Flint, Porter Ranch and Environmental Racism

I was recently reading up on the Flint, Michigan water crisis and stumbled upon the concept of “environmental racism.” Since this was an unfamiliar term to me, I briefly researched more to get the scoop. As I found out,  it's a very real, very prevalent issue. The New York Times puts it like this: "[environmental racism] is the disproportionate exposure of blacks to polluted air, water and soil."  It even quotes a Flint city representative, who claims that race is "the single greatest determinant of what happened in Flint." Since the Michigan city, which is just sixty-six miles northwest of Detroit, has a population that is predominantly black, this disturbingly comes to no surprise.
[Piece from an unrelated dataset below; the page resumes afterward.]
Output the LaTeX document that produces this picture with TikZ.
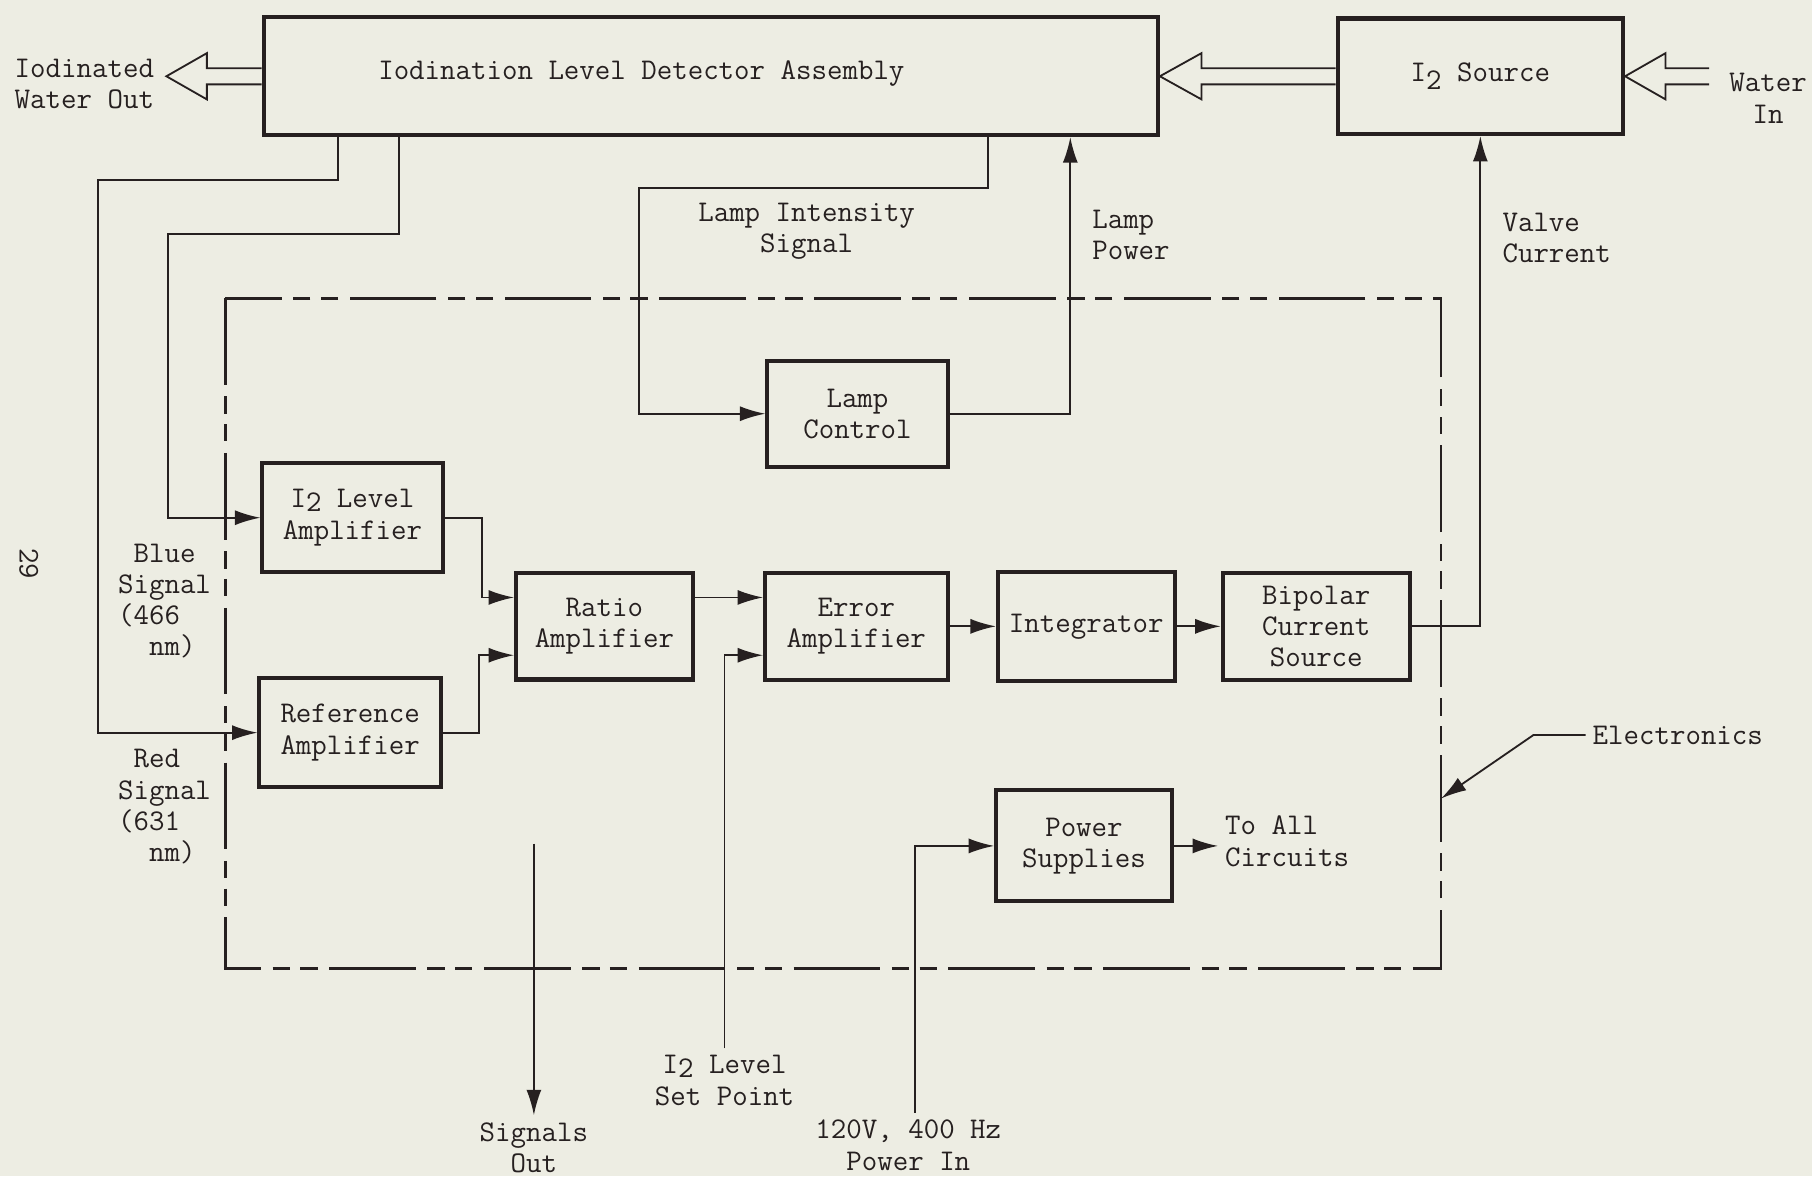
\documentclass[tikz,border=0pt]{standalone}
\usetikzlibrary{arrows.meta,positioning,calc}
\definecolor{paper}{HTML}{EDEDE3}
\definecolor{ink}{HTML}{262020}

\begin{document}
\begin{tikzpicture}[x=0.02cm, y=-0.02cm,
    font=\ttfamily\fontsize{14.8pt}{15.4pt}\selectfont,
    every node/.style={text=ink},
    block/.style={draw=ink, line width=2pt, align=center, inner sep=2pt},
    wire/.style={draw=ink, line width=0.9pt},
    sig/.style={wire, -{Latex[length=0.44cm, width=0.26cm]}},
    fat/.style={draw=ink, line width=0.9pt, line join=miter},
    border/.style={draw=ink, line width=1.4pt,
        dash pattern=on 1.5cm off 0.2cm on 0.3cm off 0.18cm on 0.3cm off 0.2cm},
    lbl/.style={align=center}]

    \useasboundingbox (0,0) rectangle (1568,1018);
    \fill[paper] (0,0) rectangle (1568,1018);

    % Detector and iodine source
    \node[block, minimum width=15.48cm, minimum height=2.04cm] (det) at (615,66) {};
    \node (detname) at (555,64) {Iodination Level Detector Assembly};
    \node[block, minimum width=4.94cm, minimum height=2cm] (src) at (1281,66) {I\raisebox{-0.6ex}{2} Source};

    % Electronics enclosure
    \draw[border] (195,258) rectangle (1247,838);

    % Blocks inside the electronics
    \node[block, minimum width=3.12cm, minimum height=1.84cm] (lamp) at (742,358) {Lamp\\Control};
    \node[block, minimum width=3.12cm, minimum height=1.88cm] (lvl) at (305,448) {I\raisebox{-0.3ex}{2} Level\\Amplifier};
    \node[block, minimum width=3.14cm, minimum height=1.88cm] (ref) at (303,634) {Reference\\Amplifier};
    \node[block, minimum width=3.06cm, minimum height=1.84cm] (ratio) at (523,542) {Ratio\\Amplifier};
    \node[block, minimum width=3.16cm, minimum height=1.86cm] (err) at (741,542) {Error\\Amplifier};
    \node[block, minimum width=3.06cm, minimum height=1.88cm] (integ) at (940,542) {Integrator};
    \node[block, minimum width=3.24cm, minimum height=1.86cm] (bcs) at (1139,542) {Bipolar\\Current\\Source};
    \node[block, minimum width=3.04cm, minimum height=1.92cm] (ps) at (938,732) {Power\\Supplies};

    % Outside labels
    \node[lbl] (wout) at (73,73) {Iodinated\\Water Out};
    \node[lbl] (win) at (1530,85) {Water\\In};
    \node[lbl] (lint) at (698,200) {Lamp Intensity\\Signal};
    \node[align=left, anchor=west] (lpow) at (939,203) {Lamp\\Power};
    \node[align=left, anchor=west] (valve) at (1294,206) {Valve\\Current};
    \node[align=left, anchor=west] (blue) at (96,520) {\phantom{S}Blue\\Signal\\(466\\\phantom{(4}nm)};
    \node[align=left, anchor=west] (red) at (96,698) {\phantom{S}Red\\Signal\\(631\\\phantom{(4}nm)};
    \node[rotate=-90] (page) at (25,488) {29};
    \node[lbl] (sigout) at (462,993) {Signals\\Out};
    \node[lbl] (setpt) at (627,935) {I\raisebox{-0.3ex}{2} Level\\Set Point};
    \node[lbl] (pwrin) at (786,991) {120V, 400 Hz\\Power In};
    \node[align=left, anchor=west] (allc) at (1054,728) {To All\\Circuits};
    \node[anchor=west] (elec) at (1372,636) {Electronics};

    \coordinate (wtip) at (144,66);
    \coordinate (wtail) at (1479,66);
    \coordinate (sigtop) at (462,730);
    \coordinate (electip) at (1247,691);

    % Water flow (hollow arrows)
    \draw[fat] ($(src.west)+(0,-7)$) -- ($(det.east)+(36,-7)$) -- ($(det.east)+(36,-20)$) -- (det.east)
        -- ($(det.east)+(36,20)$) -- ($(det.east)+(36,7)$) -- ($(src.west)+(0,7)$);
    \draw[fat] ($(det.west)+(0,-7)$) -- ($(wtip)+(35,-7)$) -- ($(wtip)+(35,-20)$) -- (wtip)
        -- ($(wtip)+(35,20)$) -- ($(wtip)+(35,7)$) -- ($(det.west)+(0,7)$);
    \draw[fat] ($(wtail)+(0,-7)$) -- ($(src.east)+(35,-7)$) -- ($(src.east)+(35,-20)$) -- (src.east)
        -- ($(src.east)+(35,20)$) -- ($(src.east)+(35,7)$) -- ($(wtail)+(0,7)$);

    % Detector signals
    \draw[sig] ([xshift=1.32cm]det.south west) -- ++(0,37) -| ($(ref.west)+(-138,0)$) -- (ref.west);
    \draw[sig] ([xshift=2.38cm]det.south west) -- ++(0,84) -| ($(lvl.west)+(-80,0)$) -- (lvl.west);
    \draw[sig] ([xshift=12.58cm]det.south west) -- ++(0,44) -| ($(lamp.west)+(-109,0)$) -- (lamp.west);
    \draw[sig] (lamp.east) -| ([xshift=14cm]det.south west);
    \draw[sig] (bcs.east) -| (src.south);

    % Signal chain
    \draw[sig] (lvl.east) -- ++(32,0) |- ([yshift=0.5cm]ratio.west);
    \draw[sig] (ref.east) -- ++(31,0) |- ([yshift=-0.5cm]ratio.west);
    \draw[sig] ([yshift=0.5cm]ratio.east) -- ([yshift=0.5cm]err.west);
    \draw[sig] (setpt.north) |- ([yshift=-0.5cm]err.west);
    \draw[sig] (err) -- (integ);
    \draw[sig] (integ) -- (bcs);

    % Power and outputs
    \draw[sig] ([xshift=0.12cm]pwrin.north) |- (ps.west);
    \draw[sig] (ps.east) -- (ps.east -| allc.west);
    \draw[sig] (sigtop) -- (sigout.north);
    \draw[sig] (elec.west) -- ++(-45,0) -- (electip);
\end{tikzpicture}
\end{document}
Let's compare the Flint crisis to Porter Ranch, California-- the neighborhood just outside Los Angeles that recently experienced a major gas leak. A quick Google search told me that, demographically, Porter Ranch is very different than Flint. The population is largely white at about sixty percent, followed by a considerable Asian population at twenty-six percent.  Even more pressingly, a recent census states that the average income of Porter Ranch is $121,428. Needless to say, Porter Ranch is affluent.

I think anyone even half-following the news would agree that it seems the response to the leak was rather quick once it was discovered by the Southern California Gas Company back in October. What you might not know is that state officials in Michigan and regional EPA officials originally attempted to deny responsibility and then even cover up the water contamination that was endangering Flint's citizens' health, seemingly dragging their feet to minimize the extent of the damage. In comparison, California officials and public utility responded urgently and efficiently to the gas leak.

California's crisis was very serious: gas is a harmful substance that caused Porter Ranch citizens to get sick. However, the manner in which Flint's crisis has been handled appears to have had less of an urgency than that of Porter Ranch's. 

Environmental racism certainly played a role in the response to the water crisis in Flint. On top of that, however, I also think that examining two similar disasters that happened around the same time raises awareness about a different issue that desperately needs to be addressed: an infrastructure industry that gets away with scanty regulation that seems willing to cut costs at the risk of people’s health.